The Election commissioners who are regarded as “government officials” appointed by the President do not live or work on planet Mars. Instead, they are government officials, duly appointed by the President as part of his sovereign constitutional responsibility as the Head of government (Article 50). Since Article 2 instructs that the 1986 Constitution is the supreme and fundamental law of Liberia and its provisions shall have binding force and effect on all authorities and persons throughout the Republic, then it is fair to say the pleasure power of Article 56 extends to all commissioners appointed by the President as “government officials”.
That said, and relying heavily on Article 2 of the 1986 Constitution, any legislative enactment or “any laws, treaties statutes, decrees, customs and regulations found to be inconsistent with it shall, to the extent of the inconsistency, be void and of no legal effect.” Section 2.2 of the New Elections Law refers to the duration within which a commissioner may serve and may be removed upon proven cause consistent with due process, but that certainly is not a constitutional buffer or inhibition against the full exercise of the “pleasure power granted the President under Article 56.

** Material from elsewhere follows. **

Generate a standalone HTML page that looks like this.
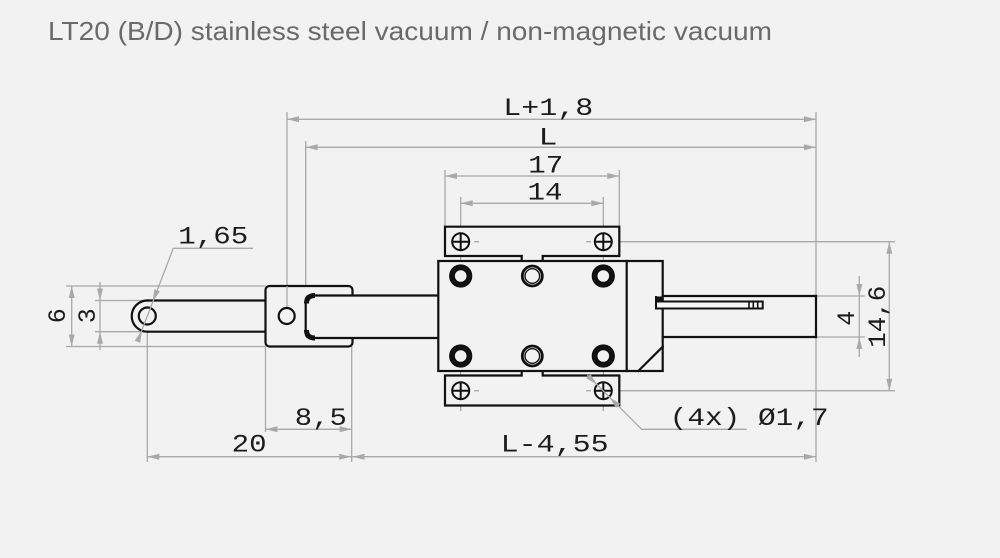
<!DOCTYPE html>
<html>
<head>
<meta charset="utf-8">
<style>
  html, body { margin: 0; padding: 0; background: #f2f2f2; }
  svg { display: block; }
  .k { stroke: #111; stroke-width: 2.2; fill: none; stroke-linecap: square; }
  .kf { stroke: #111; stroke-width: 2.2; fill: #f2f2f2; }
  .g { stroke: #a9a9a9; stroke-width: 1.3; fill: none; }
  .a { fill: #a9a9a9; stroke: none; }
  .t { font-family: "Liberation Mono", "DejaVu Sans Mono", monospace; font-size: 25px; fill: #1c1c1c; }
</style>
</head>
<body>
<svg width="1000" height="558" viewBox="0 0 1000 558" xmlns="http://www.w3.org/2000/svg">
  <rect x="0" y="0" width="1000" height="558" fill="#f2f2f2"/>

  <!-- Title -->
  <text x="48" y="40" font-family="'Liberation Sans', sans-serif" font-size="26" fill="#6a6a6a" textLength="724" lengthAdjust="spacingAndGlyphs">LT20 (B/D) stainless steel vacuum / non-magnetic vacuum</text>

  <!-- ============ GRAY EXTENSION / DIMENSION LINES ============ -->
  <!-- vertical ext lines top -->
  <line class="g" x1="287" y1="112" x2="287" y2="307.5"/>
  <line class="g" x1="305.7" y1="141" x2="305.7" y2="294"/>
  <line class="g" x1="816" y1="112" x2="816" y2="462"/>
  <line class="g" x1="445" y1="170" x2="445" y2="226.7"/>
  <line class="g" x1="619.3" y1="170" x2="619.3" y2="226.7"/>
  <line class="g" x1="460.7" y1="197" x2="460.7" y2="411"/>
  <line class="g" x1="603.3" y1="197" x2="603.3" y2="411"/>

  <!-- horizontal ext lines left -->
  <line class="g" x1="66" y1="286" x2="265.5" y2="286"/>
  <line class="g" x1="66" y1="346.5" x2="265.5" y2="346.5"/>
  <line class="g" x1="95" y1="300.5" x2="150" y2="300.5"/>
  <line class="g" x1="95" y1="331.7" x2="147" y2="331.7"/>
  <!-- right ext lines -->
  <line class="g" x1="816" y1="296" x2="865" y2="296"/>
  <line class="g" x1="816" y1="337" x2="865" y2="337"/>
  <line class="g" x1="612" y1="241.7" x2="895" y2="241.7"/>
  <line class="g" x1="612" y1="390.7" x2="895" y2="390.7"/>
  <!-- bottom ext lines -->
  <line class="g" x1="147.3" y1="333" x2="147.3" y2="462"/>
  <line class="g" x1="265.5" y1="346.5" x2="265.5" y2="432"/>
  <line class="g" x1="351.7" y1="346.5" x2="351.7" y2="462"/>

  <!-- dimension lines -->
  <line class="g" x1="287" y1="119.3" x2="816" y2="119.3"/>
  <line class="g" x1="305.7" y1="147.3" x2="816" y2="147.3"/>
  <line class="g" x1="445" y1="176" x2="619.3" y2="176"/>
  <line class="g" x1="460.7" y1="203.3" x2="603.3" y2="203.3"/>
  <line class="g" x1="71.7" y1="286" x2="71.7" y2="346.5"/>
  <line class="g" x1="100" y1="282" x2="100" y2="350"/>
  <line class="g" x1="859.3" y1="276" x2="859.3" y2="357"/>
  <line class="g" x1="889.3" y1="241.7" x2="889.3" y2="390.7"/>
  <line class="g" x1="265.5" y1="429.3" x2="351.7" y2="429.3"/>
  <line class="g" x1="147.3" y1="456.7" x2="816" y2="456.7"/>

  <!-- ============ BLACK GEOMETRY ============ -->
  <!-- left rod -->
  <line class="k" x1="148" y1="300.5" x2="266" y2="300.5"/>
  <line class="k" x1="148" y1="331.7" x2="266" y2="331.7"/>
  <path class="k" d="M 147.3 300.5 A 15.6 15.6 0 0 0 147.3 331.7"/>
  <circle class="k" cx="147.3" cy="316" r="8.5" stroke-width="2"/>

  <!-- clamp block -->
  <rect class="kf" x="265.5" y="286" width="87" height="60.5" rx="4"/>
  <line class="g" x1="287" y1="286" x2="287" y2="307.5"/>
  <circle class="k" cx="286.7" cy="316" r="8" stroke-width="2"/>

  <!-- middle rod -->
  <path class="kf" d="M 439 295.5 L 311 295.5 Q 305.7 295.5 305.7 301 L 305.7 332.5 Q 305.7 338 311 338 L 439 338"/>
  <path d="M 315 295.5 Q 306.5 295.5 306.5 303.5" stroke="#111" stroke-width="5" fill="none"/>
  <path d="M 315 338 Q 306.5 338 306.5 330" stroke="#111" stroke-width="5" fill="none"/>

  <!-- plates -->
  <path class="kf" d="M 521.7 261 L 521.7 256 L 445 256 L 445 226.7 L 619.3 226.7 L 619.3 256 L 542.7 256 L 542.7 261"/>
  <path class="kf" d="M 521.7 371 L 521.7 375.5 L 445 375.5 L 445 405.5 L 619.3 405.5 L 619.3 375.5 L 542.7 375.5 L 542.7 371"/>
  <!-- carriage -->
  <rect class="kf" x="438.3" y="261" width="224.4" height="110"/>
  <line class="k" x1="626.7" y1="261" x2="626.7" y2="371"/>
  <line class="k" x1="638.3" y1="371" x2="662.7" y2="346.7"/>

  <!-- center marks on plates -->
  <line class="g" x1="474" y1="241.7" x2="479" y2="241.7"/>
  <line class="g" x1="586" y1="241.7" x2="591" y2="241.7"/>
  <line class="g" x1="474" y1="390.7" x2="479" y2="390.7"/>
  <line class="g" x1="586" y1="390.7" x2="591" y2="390.7"/>

  <!-- screws -->
  <g stroke="#111" stroke-width="2" fill="none">
    <circle cx="460.7" cy="241.7" r="8.5"/>
    <line x1="452.2" y1="241.7" x2="469.2" y2="241.7"/>
    <line x1="460.7" y1="233.2" x2="460.7" y2="250.2"/>
    <circle cx="603.3" cy="241.7" r="8.5"/>
    <line x1="594.8" y1="241.7" x2="611.8" y2="241.7"/>
    <line x1="603.3" y1="233.2" x2="603.3" y2="250.2"/>
    <circle cx="460.7" cy="390.7" r="8.5"/>
    <line x1="452.2" y1="390.7" x2="469.2" y2="390.7"/>
    <line x1="460.7" y1="382.2" x2="460.7" y2="399.2"/>
    <circle cx="603.3" cy="390.7" r="8.5"/>
    <line x1="594.8" y1="390.7" x2="611.8" y2="390.7"/>
    <line x1="603.3" y1="382.2" x2="603.3" y2="399.2"/>
  </g>

  <!-- carriage holes -->
  <g stroke="#111" fill="none">
    <circle cx="460.7" cy="276" r="8.7" stroke-width="5.8"/>
    <circle cx="603.3" cy="276" r="8.7" stroke-width="5.8"/>
    <circle cx="460.7" cy="356" r="8.7" stroke-width="5.8"/>
    <circle cx="603.3" cy="356" r="8.7" stroke-width="5.8"/>
    <circle cx="532.3" cy="276" r="10" stroke-width="2.8"/>
    <circle cx="532.3" cy="276" r="7.3" stroke-width="1.4"/>
    <circle cx="532.3" cy="356" r="10" stroke-width="2.8"/>
    <circle cx="532.3" cy="356" r="7.3" stroke-width="1.4"/>
  </g>

  <!-- right rod -->
  <line class="k" x1="662.7" y1="296" x2="816" y2="296"/>
  <line class="k" x1="662.7" y1="337" x2="816" y2="337"/>
  <line class="k" x1="816" y1="296" x2="816" y2="337"/>

  <!-- slot piece -->
  <rect x="656" y="301.5" width="106.7" height="7" fill="#f7f7f7" stroke="#111" stroke-width="2"/>
  <line stroke="#111" stroke-width="2" x1="656" y1="296" x2="656" y2="308.5"/>
  <rect x="656" y="296.5" width="6.5" height="5" fill="#111"/>
  <g stroke="#111" stroke-width="1.6">
    <line x1="749" y1="301.5" x2="749" y2="308.5"/>
    <line x1="753.3" y1="301.5" x2="753.3" y2="308.5"/>
    <line x1="757.7" y1="301.5" x2="757.7" y2="308.5"/>
  </g>

  <!-- ============ LEADERS ============ -->
  <!-- 1,65 -->
  <polyline class="g" points="253,248.3 173.3,248.3 137.5,341.7"/>
  <polygon class="a" points="152.8,301.5 159.9,291.4 154.3,289.2"/>
  <polygon class="a" points="141.8,330.5 140.3,342.8 134.7,340.6"/>

  <!-- (4x) Ø1,7 -->
  <polyline class="g" points="587.3,375 641.7,429.3 746.7,429.3"/>
  <polygon class="a" points="596.9,384.6 590.5,374.0 586.3,378.2"/>
  <polygon class="a" points="609.7,397.4 620.3,403.8 616.1,408.0"/>

  <!-- ============ ARROWHEADS ============ -->
  <g class="a">
    <polygon points="287,119.3 299,116.3 299,122.3"/>
    <polygon points="816,119.3 804,116.3 804,122.3"/>
    <polygon points="305.7,147.3 317.7,144.3 317.7,150.3"/>
    <polygon points="816,147.3 804,144.3 804,150.3"/>
    <polygon points="445,176 457,173 457,179"/>
    <polygon points="619.3,176 607.3,173 607.3,179"/>
    <polygon points="460.7,203.3 472.7,200.3 472.7,206.3"/>
    <polygon points="603.3,203.3 591.3,200.3 591.3,206.3"/>
    <polygon points="265.5,429.3 277.5,426.3 277.5,432.3"/>
    <polygon points="351.7,429.3 339.7,426.3 339.7,432.3"/>
    <polygon points="147.3,456.7 159.3,453.7 159.3,459.7"/>
    <polygon points="351.2,456.7 339.2,453.7 339.2,459.7"/>
    <polygon points="352.5,456.7 364.5,453.7 364.5,459.7"/>
    <polygon points="816,456.7 804,453.7 804,459.7"/>
    <polygon points="71.7,286 68.7,298 74.7,298"/>
    <polygon points="71.7,346.5 68.7,334.5 74.7,334.5"/>
    <polygon points="100,300.5 97,288.5 103,288.5"/>
    <polygon points="100,331.7 97,343.7 103,343.7"/>
    <polygon points="859.3,296 856.3,284 862.3,284"/>
    <polygon points="859.3,337 856.3,349 862.3,349"/>
    <polygon points="889.3,241.7 886.3,253.7 892.3,253.7"/>
    <polygon points="889.3,390.7 886.3,378.7 892.3,378.7"/>
  </g>

  <!-- ============ LABELS ============ -->
  <text class="t" x="548.3" y="115" text-anchor="middle" textLength="90" lengthAdjust="spacingAndGlyphs">L+1,8</text>
  <text class="t" x="548" y="144.3" text-anchor="middle" textLength="19" lengthAdjust="spacingAndGlyphs">L</text>
  <text class="t" x="545.8" y="172.7" text-anchor="middle" textLength="35" lengthAdjust="spacingAndGlyphs">17</text>
  <text class="t" x="545" y="199.3" text-anchor="middle" textLength="35" lengthAdjust="spacingAndGlyphs">14</text>
  <text class="t" x="213.3" y="243.3" text-anchor="middle" textLength="70" lengthAdjust="spacingAndGlyphs">1,65</text>
  <text class="t" x="320.8" y="425" text-anchor="middle" textLength="52" lengthAdjust="spacingAndGlyphs">8,5</text>
  <text class="t" x="249.2" y="451.7" text-anchor="middle" textLength="35" lengthAdjust="spacingAndGlyphs">20</text>
  <text class="t" x="554.7" y="451.7" text-anchor="middle" textLength="108" lengthAdjust="spacingAndGlyphs">L-4,55</text>
  <text class="t" x="749.2" y="425" text-anchor="middle" textLength="159" lengthAdjust="spacingAndGlyphs">(4x) Ø1,7</text>

  <text class="t" transform="translate(56.7,315.7) rotate(-90)" x="0" y="8.3" text-anchor="middle">6</text>
  <text class="t" transform="translate(86.7,315.7) rotate(-90)" x="0" y="8.3" text-anchor="middle">3</text>
  <text class="t" transform="translate(845.8,318.3) rotate(-90)" x="0" y="8.3" text-anchor="middle">4</text>
  <text class="t" transform="translate(876.7,316.7) rotate(-90)" x="0" y="8.3" text-anchor="middle" textLength="62" lengthAdjust="spacingAndGlyphs">14,6</text>
</svg>
</body>
</html>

If the argument is, and which I seriously doubt is that the legislative intent and purpose of Section 2.2 of the New Election Law is to inhibit, prohibit or restrict the full exercise of the “pleasure power” granted the President to be exercised over “all government officials” appointed pursuant to the 1986 Constitution, I would humbly bow and say let the Supreme Court as the final arbiter of all constitutional matters (Article 66) decide. Until then, I do not only disagree with Ambassador Brown and Cllr. Johnson, but I am also inclined to hold these views sacred on the altar of truth in the public space. If you also disagree, come out of your shells of insults and name-calling and join the debate by putting pen to paper!